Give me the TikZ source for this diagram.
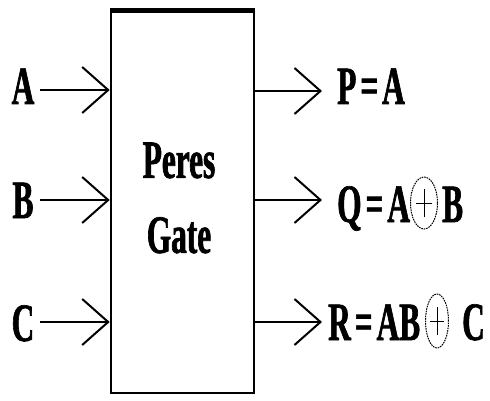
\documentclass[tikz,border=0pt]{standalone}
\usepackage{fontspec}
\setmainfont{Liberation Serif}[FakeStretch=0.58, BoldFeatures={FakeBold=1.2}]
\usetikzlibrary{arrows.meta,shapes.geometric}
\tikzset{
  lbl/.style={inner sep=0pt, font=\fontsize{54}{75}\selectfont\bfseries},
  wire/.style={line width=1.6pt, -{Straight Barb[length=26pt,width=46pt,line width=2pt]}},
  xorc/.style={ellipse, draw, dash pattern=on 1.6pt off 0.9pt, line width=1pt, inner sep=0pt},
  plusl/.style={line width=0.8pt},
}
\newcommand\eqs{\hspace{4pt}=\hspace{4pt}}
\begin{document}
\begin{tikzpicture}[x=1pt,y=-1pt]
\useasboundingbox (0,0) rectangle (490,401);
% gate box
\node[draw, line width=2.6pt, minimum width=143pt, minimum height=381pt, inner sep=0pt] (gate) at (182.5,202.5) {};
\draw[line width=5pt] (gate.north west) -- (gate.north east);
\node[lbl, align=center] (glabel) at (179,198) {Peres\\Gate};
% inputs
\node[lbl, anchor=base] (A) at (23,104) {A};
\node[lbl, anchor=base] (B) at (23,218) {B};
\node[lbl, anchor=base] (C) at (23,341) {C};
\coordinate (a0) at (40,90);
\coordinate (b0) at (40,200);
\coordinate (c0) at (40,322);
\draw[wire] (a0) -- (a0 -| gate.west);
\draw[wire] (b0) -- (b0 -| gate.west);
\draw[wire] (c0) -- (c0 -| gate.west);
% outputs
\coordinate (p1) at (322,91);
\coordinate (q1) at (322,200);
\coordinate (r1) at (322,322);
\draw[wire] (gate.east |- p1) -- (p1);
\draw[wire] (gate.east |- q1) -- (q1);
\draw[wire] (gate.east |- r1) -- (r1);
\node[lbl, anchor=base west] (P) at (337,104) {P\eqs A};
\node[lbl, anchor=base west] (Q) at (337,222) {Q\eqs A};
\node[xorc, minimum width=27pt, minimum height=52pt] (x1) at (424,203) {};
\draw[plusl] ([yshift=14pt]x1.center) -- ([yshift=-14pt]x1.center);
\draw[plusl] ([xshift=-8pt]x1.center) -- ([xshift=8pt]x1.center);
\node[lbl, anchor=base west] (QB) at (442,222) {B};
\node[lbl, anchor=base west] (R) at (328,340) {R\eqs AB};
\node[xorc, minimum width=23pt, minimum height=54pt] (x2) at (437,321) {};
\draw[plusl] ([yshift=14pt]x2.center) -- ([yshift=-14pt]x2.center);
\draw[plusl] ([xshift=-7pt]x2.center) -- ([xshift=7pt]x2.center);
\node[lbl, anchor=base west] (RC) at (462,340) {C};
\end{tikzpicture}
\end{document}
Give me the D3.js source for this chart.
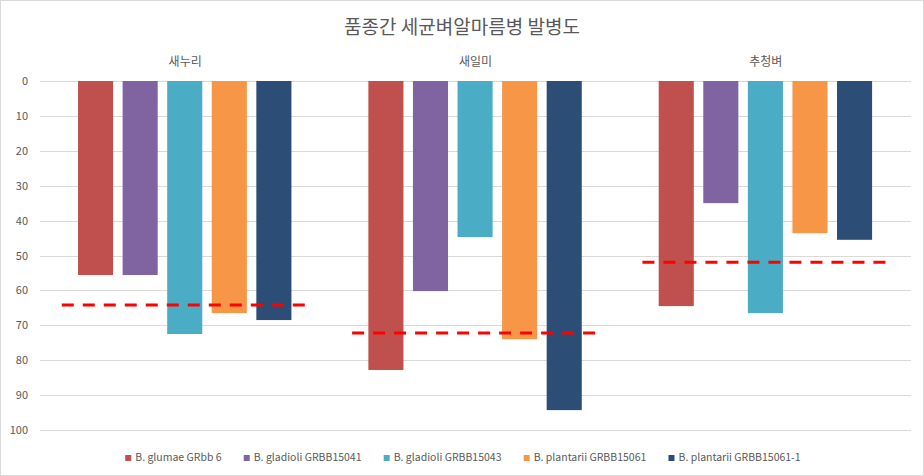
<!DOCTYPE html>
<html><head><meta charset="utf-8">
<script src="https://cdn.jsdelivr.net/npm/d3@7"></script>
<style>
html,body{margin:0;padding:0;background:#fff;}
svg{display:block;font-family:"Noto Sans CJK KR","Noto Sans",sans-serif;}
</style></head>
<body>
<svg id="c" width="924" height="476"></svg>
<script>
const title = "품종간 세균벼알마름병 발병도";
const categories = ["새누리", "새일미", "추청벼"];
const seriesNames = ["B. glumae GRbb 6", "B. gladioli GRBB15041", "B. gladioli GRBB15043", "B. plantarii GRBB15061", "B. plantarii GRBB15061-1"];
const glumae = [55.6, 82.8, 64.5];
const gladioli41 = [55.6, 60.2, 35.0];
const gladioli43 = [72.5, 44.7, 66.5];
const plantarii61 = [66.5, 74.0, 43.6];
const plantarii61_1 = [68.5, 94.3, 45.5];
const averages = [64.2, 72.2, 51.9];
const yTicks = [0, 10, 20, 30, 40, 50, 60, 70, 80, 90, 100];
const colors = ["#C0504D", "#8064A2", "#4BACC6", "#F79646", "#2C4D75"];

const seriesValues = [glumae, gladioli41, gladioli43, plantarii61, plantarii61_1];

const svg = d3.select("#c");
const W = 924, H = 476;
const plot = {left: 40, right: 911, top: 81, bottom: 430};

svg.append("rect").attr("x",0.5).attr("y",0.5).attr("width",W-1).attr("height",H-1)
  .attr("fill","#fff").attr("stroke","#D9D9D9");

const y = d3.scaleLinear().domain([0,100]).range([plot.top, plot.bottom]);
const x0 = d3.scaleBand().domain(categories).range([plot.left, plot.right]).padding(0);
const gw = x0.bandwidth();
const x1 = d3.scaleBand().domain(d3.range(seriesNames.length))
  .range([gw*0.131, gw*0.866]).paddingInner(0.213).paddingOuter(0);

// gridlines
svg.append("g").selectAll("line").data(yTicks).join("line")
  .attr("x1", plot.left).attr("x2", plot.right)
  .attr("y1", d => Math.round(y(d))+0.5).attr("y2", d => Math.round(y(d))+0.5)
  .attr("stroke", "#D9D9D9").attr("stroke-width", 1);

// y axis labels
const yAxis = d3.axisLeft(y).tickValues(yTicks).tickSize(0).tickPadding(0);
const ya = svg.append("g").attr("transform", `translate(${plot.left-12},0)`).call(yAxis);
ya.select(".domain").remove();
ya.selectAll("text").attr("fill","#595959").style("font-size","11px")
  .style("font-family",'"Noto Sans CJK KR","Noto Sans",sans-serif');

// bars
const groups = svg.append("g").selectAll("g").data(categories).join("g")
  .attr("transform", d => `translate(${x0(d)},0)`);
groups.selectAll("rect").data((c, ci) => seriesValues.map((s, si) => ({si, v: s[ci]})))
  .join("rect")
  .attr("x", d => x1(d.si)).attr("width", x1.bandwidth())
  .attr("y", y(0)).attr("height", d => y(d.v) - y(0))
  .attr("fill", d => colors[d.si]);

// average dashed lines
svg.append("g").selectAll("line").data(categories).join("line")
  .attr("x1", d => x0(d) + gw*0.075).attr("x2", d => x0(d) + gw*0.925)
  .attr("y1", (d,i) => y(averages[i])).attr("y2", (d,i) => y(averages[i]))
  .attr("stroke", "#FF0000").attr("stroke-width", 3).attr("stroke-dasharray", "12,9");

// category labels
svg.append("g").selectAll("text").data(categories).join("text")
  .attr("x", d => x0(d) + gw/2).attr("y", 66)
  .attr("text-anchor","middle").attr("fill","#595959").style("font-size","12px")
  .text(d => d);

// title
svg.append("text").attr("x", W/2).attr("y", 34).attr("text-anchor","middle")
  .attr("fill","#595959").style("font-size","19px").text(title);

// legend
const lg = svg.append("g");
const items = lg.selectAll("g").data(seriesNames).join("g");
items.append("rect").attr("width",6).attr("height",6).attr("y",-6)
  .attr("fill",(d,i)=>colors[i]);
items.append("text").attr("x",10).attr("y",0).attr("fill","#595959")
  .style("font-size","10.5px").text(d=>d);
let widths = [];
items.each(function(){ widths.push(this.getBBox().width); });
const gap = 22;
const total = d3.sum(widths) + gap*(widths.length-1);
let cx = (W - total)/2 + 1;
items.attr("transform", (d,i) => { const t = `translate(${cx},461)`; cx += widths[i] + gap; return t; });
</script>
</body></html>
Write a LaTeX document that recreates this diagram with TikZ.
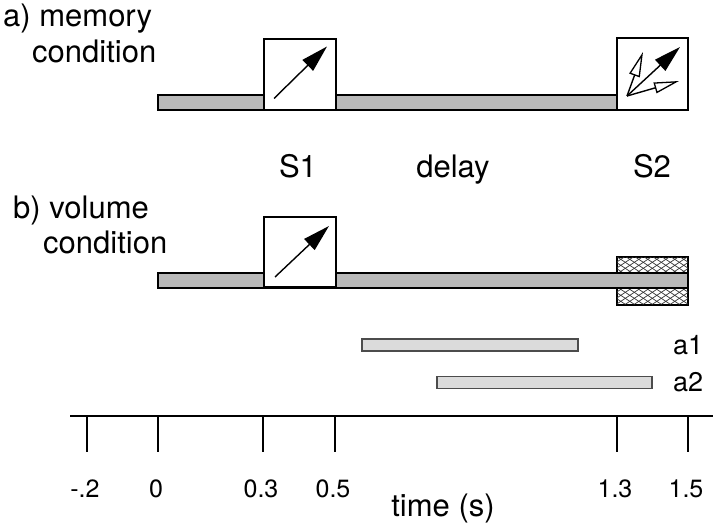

■ Challenge
The entries above are to be returned exactly, without their pictures.

■ Completed exercise
Give me the TikZ source for this diagram.
\documentclass[tikz,border=0pt]{standalone}
\usepackage{fontspec}
\setmainfont{Liberation Serif}[FakeStretch=0.58, BoldFeatures={FakeBold=1.2}]
\usetikzlibrary{arrows.meta,shapes.geometric}
\tikzset{
  lbl/.style={inner sep=0pt, font=\fontsize{54}{75}\selectfont\bfseries},
  wire/.style={line width=1.6pt, -{Straight Barb[length=26pt,width=46pt,line width=2pt]}},
  xorc/.style={ellipse, draw, dash pattern=on 1.6pt off 0.9pt, line width=1pt, inner sep=0pt},
  plusl/.style={line width=0.8pt},
}
\newcommand\eqs{\hspace{4pt}=\hspace{4pt}}
\begin{document}
\begin{tikzpicture}[x=1pt,y=-1pt]
\useasboundingbox (0,0) rectangle (490,401);
% gate box
\node[draw, line width=2.6pt, minimum width=143pt, minimum height=381pt, inner sep=0pt] (gate) at (182.5,202.5) {};
\draw[line width=5pt] (gate.north west) -- (gate.north east);
\node[lbl, align=center] (glabel) at (179,198) {Peres\\Gate};
% inputs
\node[lbl, anchor=base] (A) at (23,104) {A};
\node[lbl, anchor=base] (B) at (23,218) {B};
\node[lbl, anchor=base] (C) at (23,341) {C};
\coordinate (a0) at (40,90);
\coordinate (b0) at (40,200);
\coordinate (c0) at (40,322);
\draw[wire] (a0) -- (a0 -| gate.west);
\draw[wire] (b0) -- (b0 -| gate.west);
\draw[wire] (c0) -- (c0 -| gate.west);
% outputs
\coordinate (p1) at (322,91);
\coordinate (q1) at (322,200);
\coordinate (r1) at (322,322);
\draw[wire] (gate.east |- p1) -- (p1);
\draw[wire] (gate.east |- q1) -- (q1);
\draw[wire] (gate.east |- r1) -- (r1);
\node[lbl, anchor=base west] (P) at (337,104) {P\eqs A};
\node[lbl, anchor=base west] (Q) at (337,222) {Q\eqs A};
\node[xorc, minimum width=27pt, minimum height=52pt] (x1) at (424,203) {};
\draw[plusl] ([yshift=14pt]x1.center) -- ([yshift=-14pt]x1.center);
\draw[plusl] ([xshift=-8pt]x1.center) -- ([xshift=8pt]x1.center);
\node[lbl, anchor=base west] (QB) at (442,222) {B};
\node[lbl, anchor=base west] (R) at (328,340) {R\eqs AB};
\node[xorc, minimum width=23pt, minimum height=54pt] (x2) at (437,321) {};
\draw[plusl] ([yshift=14pt]x2.center) -- ([yshift=-14pt]x2.center);
\draw[plusl] ([xshift=-7pt]x2.center) -- ([xshift=7pt]x2.center);
\node[lbl, anchor=base west] (RC) at (462,340) {C};
\end{tikzpicture}
\end{document}
Give me the D3.js source for this chart.
<!DOCTYPE html>
<html><head><meta charset="utf-8">
<script src="https://cdn.jsdelivr.net/npm/d3@7"></script>
<style>
html,body{margin:0;padding:0;background:#fff;}
svg{display:block;font-family:"Noto Sans CJK KR","Noto Sans",sans-serif;}
</style></head>
<body>
<svg id="c" width="924" height="476"></svg>
<script>
const title = "품종간 세균벼알마름병 발병도";
const categories = ["새누리", "새일미", "추청벼"];
const seriesNames = ["B. glumae GRbb 6", "B. gladioli GRBB15041", "B. gladioli GRBB15043", "B. plantarii GRBB15061", "B. plantarii GRBB15061-1"];
const glumae = [55.6, 82.8, 64.5];
const gladioli41 = [55.6, 60.2, 35.0];
const gladioli43 = [72.5, 44.7, 66.5];
const plantarii61 = [66.5, 74.0, 43.6];
const plantarii61_1 = [68.5, 94.3, 45.5];
const averages = [64.2, 72.2, 51.9];
const yTicks = [0, 10, 20, 30, 40, 50, 60, 70, 80, 90, 100];
const colors = ["#C0504D", "#8064A2", "#4BACC6", "#F79646", "#2C4D75"];

const seriesValues = [glumae, gladioli41, gladioli43, plantarii61, plantarii61_1];

const svg = d3.select("#c");
const W = 924, H = 476;
const plot = {left: 40, right: 911, top: 81, bottom: 430};

svg.append("rect").attr("x",0.5).attr("y",0.5).attr("width",W-1).attr("height",H-1)
  .attr("fill","#fff").attr("stroke","#D9D9D9");

const y = d3.scaleLinear().domain([0,100]).range([plot.top, plot.bottom]);
const x0 = d3.scaleBand().domain(categories).range([plot.left, plot.right]).padding(0);
const gw = x0.bandwidth();
const x1 = d3.scaleBand().domain(d3.range(seriesNames.length))
  .range([gw*0.131, gw*0.866]).paddingInner(0.213).paddingOuter(0);

// gridlines
svg.append("g").selectAll("line").data(yTicks).join("line")
  .attr("x1", plot.left).attr("x2", plot.right)
  .attr("y1", d => Math.round(y(d))+0.5).attr("y2", d => Math.round(y(d))+0.5)
  .attr("stroke", "#D9D9D9").attr("stroke-width", 1);

// y axis labels
const yAxis = d3.axisLeft(y).tickValues(yTicks).tickSize(0).tickPadding(0);
const ya = svg.append("g").attr("transform", `translate(${plot.left-12},0)`).call(yAxis);
ya.select(".domain").remove();
ya.selectAll("text").attr("fill","#595959").style("font-size","11px")
  .style("font-family",'"Noto Sans CJK KR","Noto Sans",sans-serif');

// bars
const groups = svg.append("g").selectAll("g").data(categories).join("g")
  .attr("transform", d => `translate(${x0(d)},0)`);
groups.selectAll("rect").data((c, ci) => seriesValues.map((s, si) => ({si, v: s[ci]})))
  .join("rect")
  .attr("x", d => x1(d.si)).attr("width", x1.bandwidth())
  .attr("y", y(0)).attr("height", d => y(d.v) - y(0))
  .attr("fill", d => colors[d.si]);

// average dashed lines
svg.append("g").selectAll("line").data(categories).join("line")
  .attr("x1", d => x0(d) + gw*0.075).attr("x2", d => x0(d) + gw*0.925)
  .attr("y1", (d,i) => y(averages[i])).attr("y2", (d,i) => y(averages[i]))
  .attr("stroke", "#FF0000").attr("stroke-width", 3).attr("stroke-dasharray", "12,9");

// category labels
svg.append("g").selectAll("text").data(categories).join("text")
  .attr("x", d => x0(d) + gw/2).attr("y", 66)
  .attr("text-anchor","middle").attr("fill","#595959").style("font-size","12px")
  .text(d => d);

// title
svg.append("text").attr("x", W/2).attr("y", 34).attr("text-anchor","middle")
  .attr("fill","#595959").style("font-size","19px").text(title);

// legend
const lg = svg.append("g");
const items = lg.selectAll("g").data(seriesNames).join("g");
items.append("rect").attr("width",6).attr("height",6).attr("y",-6)
  .attr("fill",(d,i)=>colors[i]);
items.append("text").attr("x",10).attr("y",0).attr("fill","#595959")
  .style("font-size","10.5px").text(d=>d);
let widths = [];
items.each(function(){ widths.push(this.getBBox().width); });
const gap = 22;
const total = d3.sum(widths) + gap*(widths.length-1);
let cx = (W - total)/2 + 1;
items.attr("transform", (d,i) => { const t = `translate(${cx},461)`; cx += widths[i] + gap; return t; });
</script>
</body></html>
Write a LaTeX document that recreates this diagram with TikZ.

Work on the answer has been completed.